- MATERIAL PROVIDED:
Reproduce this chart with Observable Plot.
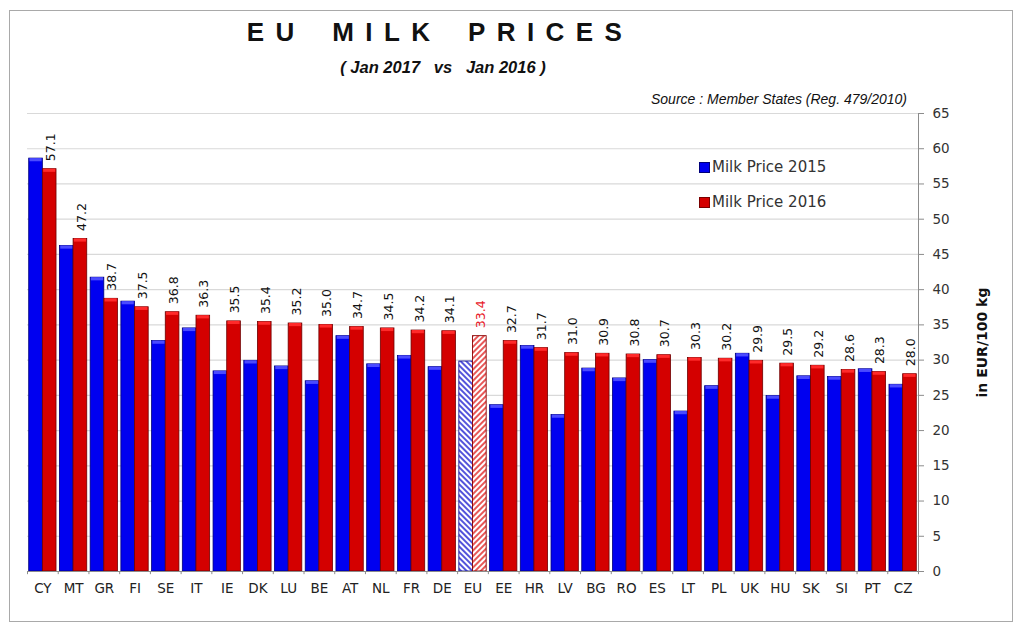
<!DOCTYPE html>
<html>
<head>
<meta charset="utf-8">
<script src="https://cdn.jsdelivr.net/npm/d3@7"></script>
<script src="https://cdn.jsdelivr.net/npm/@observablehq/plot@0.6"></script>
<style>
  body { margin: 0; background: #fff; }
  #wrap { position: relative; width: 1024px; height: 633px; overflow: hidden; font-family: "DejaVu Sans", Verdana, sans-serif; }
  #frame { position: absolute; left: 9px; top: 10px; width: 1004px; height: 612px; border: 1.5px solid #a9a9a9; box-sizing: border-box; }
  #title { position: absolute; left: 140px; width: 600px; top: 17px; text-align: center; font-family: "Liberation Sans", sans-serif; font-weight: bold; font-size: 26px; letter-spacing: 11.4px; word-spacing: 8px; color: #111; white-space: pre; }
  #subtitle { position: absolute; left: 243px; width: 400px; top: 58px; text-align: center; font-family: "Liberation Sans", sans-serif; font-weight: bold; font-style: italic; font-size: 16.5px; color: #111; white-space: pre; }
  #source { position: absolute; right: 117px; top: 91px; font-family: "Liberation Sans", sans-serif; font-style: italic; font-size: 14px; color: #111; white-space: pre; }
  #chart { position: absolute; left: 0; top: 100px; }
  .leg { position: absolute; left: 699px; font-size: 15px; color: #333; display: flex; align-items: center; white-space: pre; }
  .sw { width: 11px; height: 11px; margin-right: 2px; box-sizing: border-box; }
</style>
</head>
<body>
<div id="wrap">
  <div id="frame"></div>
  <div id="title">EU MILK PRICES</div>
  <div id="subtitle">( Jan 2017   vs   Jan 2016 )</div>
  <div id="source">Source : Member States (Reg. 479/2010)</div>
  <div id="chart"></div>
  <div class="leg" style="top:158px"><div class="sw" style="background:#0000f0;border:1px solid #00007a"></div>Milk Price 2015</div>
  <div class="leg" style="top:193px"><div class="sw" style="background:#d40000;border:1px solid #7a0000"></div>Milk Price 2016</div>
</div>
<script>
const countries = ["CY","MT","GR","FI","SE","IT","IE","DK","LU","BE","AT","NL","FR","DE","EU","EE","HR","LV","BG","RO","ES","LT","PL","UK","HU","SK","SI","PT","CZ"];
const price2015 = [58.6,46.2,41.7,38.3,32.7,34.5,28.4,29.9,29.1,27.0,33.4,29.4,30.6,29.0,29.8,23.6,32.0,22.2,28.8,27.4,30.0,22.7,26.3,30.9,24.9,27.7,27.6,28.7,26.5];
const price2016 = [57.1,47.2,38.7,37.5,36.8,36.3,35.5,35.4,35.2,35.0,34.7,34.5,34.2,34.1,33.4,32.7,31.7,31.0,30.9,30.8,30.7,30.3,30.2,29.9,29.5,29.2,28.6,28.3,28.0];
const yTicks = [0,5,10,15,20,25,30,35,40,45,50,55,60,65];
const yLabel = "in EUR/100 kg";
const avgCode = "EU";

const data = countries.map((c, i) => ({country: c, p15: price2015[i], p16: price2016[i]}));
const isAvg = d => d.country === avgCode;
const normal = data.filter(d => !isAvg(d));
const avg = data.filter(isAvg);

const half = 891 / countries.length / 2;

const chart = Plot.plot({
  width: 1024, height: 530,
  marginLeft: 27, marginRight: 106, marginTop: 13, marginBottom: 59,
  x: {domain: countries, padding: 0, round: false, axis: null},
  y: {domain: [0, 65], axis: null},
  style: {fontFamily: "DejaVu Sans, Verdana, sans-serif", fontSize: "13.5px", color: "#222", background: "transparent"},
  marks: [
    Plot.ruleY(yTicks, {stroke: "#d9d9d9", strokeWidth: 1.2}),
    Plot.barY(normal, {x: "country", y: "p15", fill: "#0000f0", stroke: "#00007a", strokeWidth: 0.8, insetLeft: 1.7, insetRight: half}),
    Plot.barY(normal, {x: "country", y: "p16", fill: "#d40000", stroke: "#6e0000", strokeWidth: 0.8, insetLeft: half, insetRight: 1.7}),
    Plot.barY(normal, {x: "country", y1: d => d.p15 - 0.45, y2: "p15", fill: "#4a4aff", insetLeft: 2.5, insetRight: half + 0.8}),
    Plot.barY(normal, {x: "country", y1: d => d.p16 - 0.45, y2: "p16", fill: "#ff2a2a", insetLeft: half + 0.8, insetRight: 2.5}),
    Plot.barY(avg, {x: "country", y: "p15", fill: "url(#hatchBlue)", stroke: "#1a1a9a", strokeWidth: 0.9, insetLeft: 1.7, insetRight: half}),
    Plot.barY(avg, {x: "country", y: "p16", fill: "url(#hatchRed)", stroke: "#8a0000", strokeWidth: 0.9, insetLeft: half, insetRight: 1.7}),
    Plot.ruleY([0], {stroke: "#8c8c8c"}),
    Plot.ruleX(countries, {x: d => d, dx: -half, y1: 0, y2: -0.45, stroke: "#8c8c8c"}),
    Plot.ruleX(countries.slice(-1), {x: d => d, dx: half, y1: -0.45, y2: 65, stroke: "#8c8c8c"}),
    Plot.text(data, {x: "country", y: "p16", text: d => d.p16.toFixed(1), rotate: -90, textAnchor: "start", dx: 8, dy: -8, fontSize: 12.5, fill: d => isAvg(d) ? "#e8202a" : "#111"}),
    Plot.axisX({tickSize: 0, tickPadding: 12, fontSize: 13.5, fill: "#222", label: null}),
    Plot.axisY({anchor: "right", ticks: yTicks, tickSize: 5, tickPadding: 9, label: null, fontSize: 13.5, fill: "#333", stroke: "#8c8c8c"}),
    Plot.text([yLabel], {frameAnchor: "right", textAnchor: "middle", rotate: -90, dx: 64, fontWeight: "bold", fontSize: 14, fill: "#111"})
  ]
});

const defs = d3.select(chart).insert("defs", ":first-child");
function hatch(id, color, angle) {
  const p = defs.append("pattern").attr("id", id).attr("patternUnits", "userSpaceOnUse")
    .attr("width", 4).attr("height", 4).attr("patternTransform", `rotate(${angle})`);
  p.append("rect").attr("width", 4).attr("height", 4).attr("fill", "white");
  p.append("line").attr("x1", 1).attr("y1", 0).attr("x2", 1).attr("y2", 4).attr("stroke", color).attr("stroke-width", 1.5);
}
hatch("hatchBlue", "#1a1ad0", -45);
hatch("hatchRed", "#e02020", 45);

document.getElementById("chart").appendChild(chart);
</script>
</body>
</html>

- TASK TO COMPLETE: Every line in the data above that contains "chart" needs to be copied.

- OUTPUT BELOW:
Reproduce this chart with Observable Plot.
  #chart { position: absolute; left: 0; top: 100px; }
  <div id="chart"></div>
const chart = Plot.plot({
const defs = d3.select(chart).insert("defs", ":first-child");
document.getElementById("chart").appendChild(chart);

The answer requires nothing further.